MOSCOW (MRC) -- Hungarian energy group
Mol improved the profit guidance for 2015 after its refining unit helped post
record earnings for the three months through June, as per Hydrocarbonprocessing.
Net
income jumped to 62.7 billion forint (US220 million) from 24 billion forint a
year ago, the company said in a statement this week.
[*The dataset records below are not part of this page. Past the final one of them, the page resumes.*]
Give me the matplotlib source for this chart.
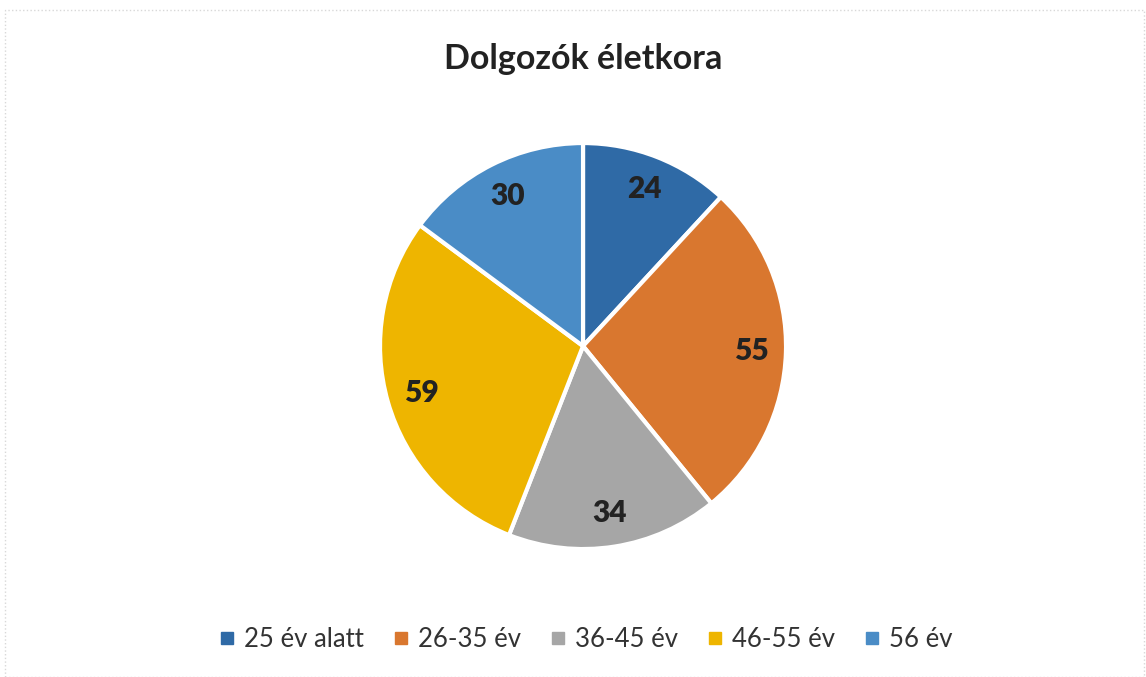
import matplotlib
matplotlib.use('Agg')
import matplotlib.pyplot as plt
from matplotlib.patches import Rectangle
from matplotlib.lines import Line2D

plt.rcParams['font.family'] = ['Lato', 'DejaVu Sans']

# chart data
categories = ['25 év alatt', '26-35 év', '36-45 év', '46-55 év', '56 év']
values = [24, 55, 34, 59, 30]
colors = ['#2f6aa6', '#d9772f', '#a6a6a6', '#eeb500', '#4a8cc6']
title = 'Dolgozók életkora'

fig = plt.figure(figsize=(11.46, 6.77), dpi=100)
fig.patch.set_facecolor('white')

# faint frame of the scanned chart area
fig.patches.append(Rectangle((0.004, 0.0), 0.994, 0.985, transform=fig.transFigure,
                             fill=False, edgecolor='#d8d8d8', linewidth=1, linestyle=':'))

ax = fig.add_axes([0.3316, 0.189, 0.3543, 0.5997])
wedges, texts, autotexts = ax.pie(
    values, colors=colors, startangle=90, counterclock=False,
    autopct=lambda p: f'{round(p * sum(values) / 100):d}', pctdistance=0.83,
    wedgeprops=dict(edgecolor='white', linewidth=3),
    textprops=dict(fontsize=21.5, fontweight='heavy', color='#222222'))
ax.set_xlim(-1, 1)
ax.set_ylim(-1, 1)
ax.set_aspect('equal')

fig.text(0.509, 0.913, title, ha='center', va='center', fontsize=24.5,
         fontweight='bold', color='#222222')

handles = [Line2D([], [], marker='s', linestyle='none', markersize=9,
                  markerfacecolor=c, markeredgecolor=c) for c in colors]
fig.legend(handles, categories, loc='center', bbox_to_anchor=(0.509, 0.055),
           ncol=5, frameon=False, fontsize=18.5, labelcolor='#333333',
           handletextpad=0.15, columnspacing=0.95, handlelength=1.0)

plt.savefig('out.png', dpi=100)
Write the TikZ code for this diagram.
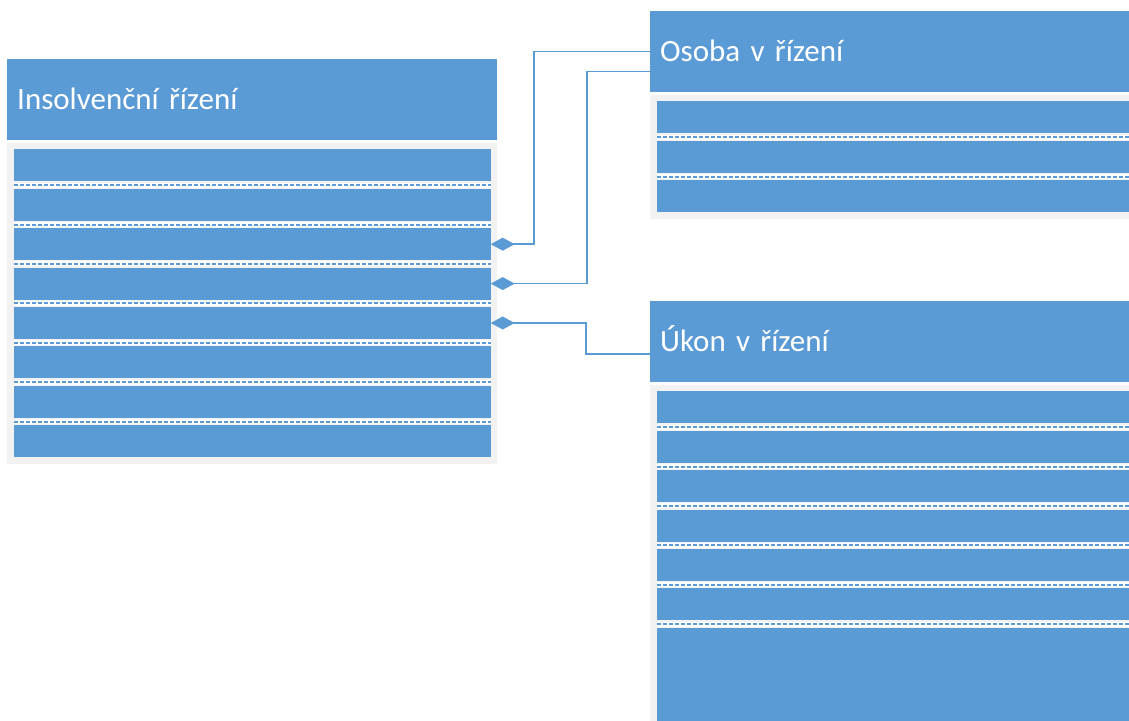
\documentclass[tikz,border=0pt]{standalone}
\usepackage{fontspec}
\setmainfont{Carlito}
\usepackage{tikz}
\usetikzlibrary{arrows.meta, positioning}

\definecolor{umlblue}{HTML}{5B9BD5}
\definecolor{umlgray}{HTML}{F2F2F2}

\tikzset{
  head/.style={fill=umlblue, text=white, anchor=north west, minimum width=490pt, minimum height=81pt,
    text width=470pt, align=left, inner xsep=10pt, text height=20pt, text depth=0pt,
    font=\fontsize{31}{36}\selectfont},
  body/.style={fill=umlgray, minimum width=490pt, inner sep=0pt},
  attr/.style={fill=umlblue, minimum width=477pt, minimum height=32pt, inner sep=0pt, outer sep=0pt},
  sep/.style={draw=white, line width=5pt, postaction={draw=umlblue, line width=2pt, dash pattern=on 4pt off 2pt}},
  has/.style={draw=umlblue, line width=1.5pt, {Diamond[length=24pt, width=13pt, fill=umlblue]}-}
}

\begin{document}
\begin{tikzpicture}[x=1pt, y=-1pt, node distance=7.4pt]
        \path[use as bounding box, clip] (0,0) rectangle (1129,720);
        % Nodes
        \node[head] (Rizeni) at (7,59) {Insolvenční řízení};
        \node[body, minimum height=321pt, below=2pt of Rizeni] (RizeniBody) {};
        \node[attr, below=7pt of RizeniBody.north] (R1) {};
        \node[attr, below=of R1] (R2) {};
        \node[attr, below=of R2] (R3) {};
        \node[attr, below=of R3] (R4) {};
        \node[attr, below=of R4] (R5) {};
        \node[attr, below=of R5] (R6) {};
        \node[attr, below=of R6] (R7) {};
        \node[attr, below=of R7] (R8) {};

        \node[head] (Osoba) at (650,11) {Osoba v řízení};
        \node[body, minimum height=124pt, below=2pt of Osoba] (OsobaBody) {};
        \node[attr, below=7pt of OsobaBody.north] (O1) {};
        \node[attr, below=of O1] (O2) {};
        \node[attr, below=of O2] (O3) {};

        \node[head] (Ukon) at (650,301) {Úkon v řízení};
        \node[body, minimum height=400pt, below=2pt of Ukon] (UkonBody) {};
        \node[attr, below=7pt of UkonBody.north] (U1) {};
        \node[attr, below=of U1] (U2) {};
        \node[attr, below=of U2] (U3) {};
        \node[attr, below=of U3] (U4) {};
        \node[attr, below=of U4] (U5) {};
        \node[attr, below=of U5] (U6) {};
        \node[attr, minimum height=120pt, below=of U6] (U7) {};

        % Row separators
        \foreach \r in {R1,R2,R3,R4,R5,R6,R7,O1,O2,U1,U2,U3,U4,U5,U6}
          \draw[sep] ([yshift=-3.7pt]\r.south west) -- ([yshift=-3.7pt]\r.south east);

        % Arrows
        \draw[has] (R3.east) -| ([xshift=-116pt]Osoba.west) -- (Osoba.west);
        \draw[has] (R4.east) -| ([xshift=-63pt, yshift=-20pt]Osoba.west) -- ([yshift=-20pt]Osoba.west);
        \draw[has] (R5.east) -| ([xshift=-64pt, yshift=-12.5pt]Ukon.west) -- ([yshift=-12.5pt]Ukon.west);
    \end{tikzpicture}
\end{document}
Earnings before interest,
taxes, depreciation and amortization on a clean-current cost of supplies basis
rose 89% to 179.5 billion forint, the best ever result.
Downstream
contributed more than two-thirds to this measure, the most closely watched for
the group.
The company, which benefited from strengthening refining
margins and growing demand, raised its clean-CCS Ebitda target for the full year
by 10% to about USD2.2 billion.
Downstream conditions will be "positive
but less supportive" in the remainder of 2015, chief financial officer Jozsef
Simola said in a video posted on the company’s website.
"Mol’s
performance will likely remain strong in the second-half of the year despite a
less favorable refining environment," said David Sandor, the Budapest-based head
of research at KBC Groep’s Hungarian brokerage.
As MRC informed
before, in early 2015, MOL made a voluntary public tender offer on
petrochemical works TVK. It bid HUF 4,984 for each of the outstanding ordinary
shares of TVK based in Tiszaujvaros in eastern Hungary.
Tiszai Vegyi
Kombinat (TVK) is a Hungarian manufacturer of olefins and polyolefins such as
polyethylene and polypropylene. Feedstock is supplied by MOL of which TVK is a
subsidiary and which also processes a major portion of resulting by-products
from the olefins plant.
MOL previously said Hungarian authorities had
dismissed the allegations against MOL, which now holds a 49.1% share of INA.